Hipólito responde con una frase corta:

— ¡Te juro, padre, que soy inocente!

Fedra confirma las palabras de Hipólito. Se declara culpable. Lamenta haber cedido ir a esa casa para ocupar el hueco de otra mujer mejor que ella. Entra Marcelo. Pedro intuye que sabe algo de la tragedia y le pide silencio:

—Sí lo sabes, ¡cállalo! Que no lo sepa nadie.

En el tercero y último acto de la obra Unamuno presenta a Fedra muy débil, casi moribunda, apoyándose en el brazo de Eustaquia, le dice. 

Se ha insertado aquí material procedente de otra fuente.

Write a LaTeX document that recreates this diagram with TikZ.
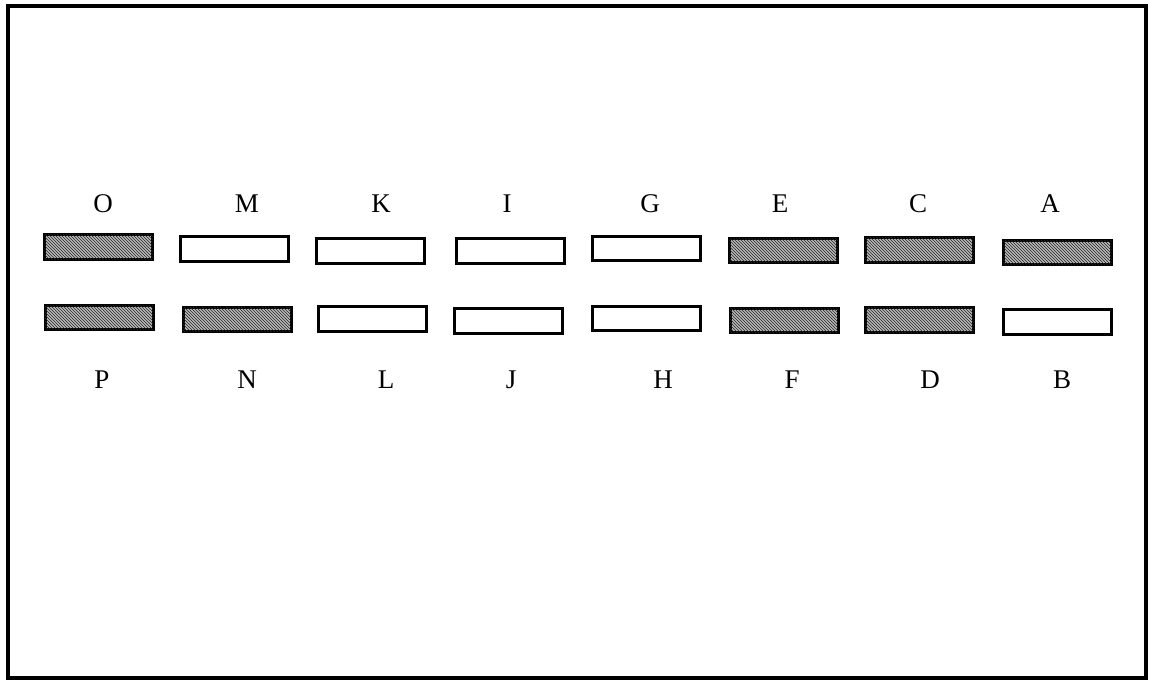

—No podía vivir más, no podía vivir en este infierno; padre e hijo enemistados por mí, y, sobre todo, sin Hipólito, sin mi Hipólito.

Presintiendo la muerte, Fedra se dirige a Jesús. 

—¡Oh Jesús mío, sigo loca, loca! Cúrame con la muerte. Tú, que te dejaste matar en la cruz para curarnos ¡perdóname, y ahora vamos, entremos, quiero acostarme; no puedo ya tenerme en pie!

No hay cura. Hay muerte. Se acuesta y no vuelve a levantarse. Pedro anuncia su muerte a Eustaquia y a Hipólito. 

—Descansó al fin. Cuando entré, apenas si tenía fuerzas para mirarme, ese perdón acabó con las que le quedaban. Ni pudo siquiera darme el beso de despedida. Parecía no verme, miraba no sé adónde. Sólo sacó un hilillo de voz para hablarme.

Encuentro final entre padre e hijo. Dice Pedro.

—Después de todo, ha sido una santa mártir. ¡Ha sabido morir!

Hipólito.

—¡Sepamos vivir, padre!

Eustaquia.

—Tenía razón, es el sino.

Yo pregunto a Eustaquia:

¿Qué es el sino? ¿El destino? ¿La suerte de cada alma escrita en la palma de la mano? Racine, autor de una exitosa versión de Fedra, tal vez pensando en ella, dice que “después de tanta resistencia nos entregamos al sino que nos arrastra”. No estoy de acuerdo; el sino, el destino, lo determinamos nosotros. Depende del instinto y de la voluntad, sobre todo de la voluntad, según la manejemos. En la vida de Fedra y de Hipólito intervinieron ellos mismos, no un sino fatalista según el sentir islámico.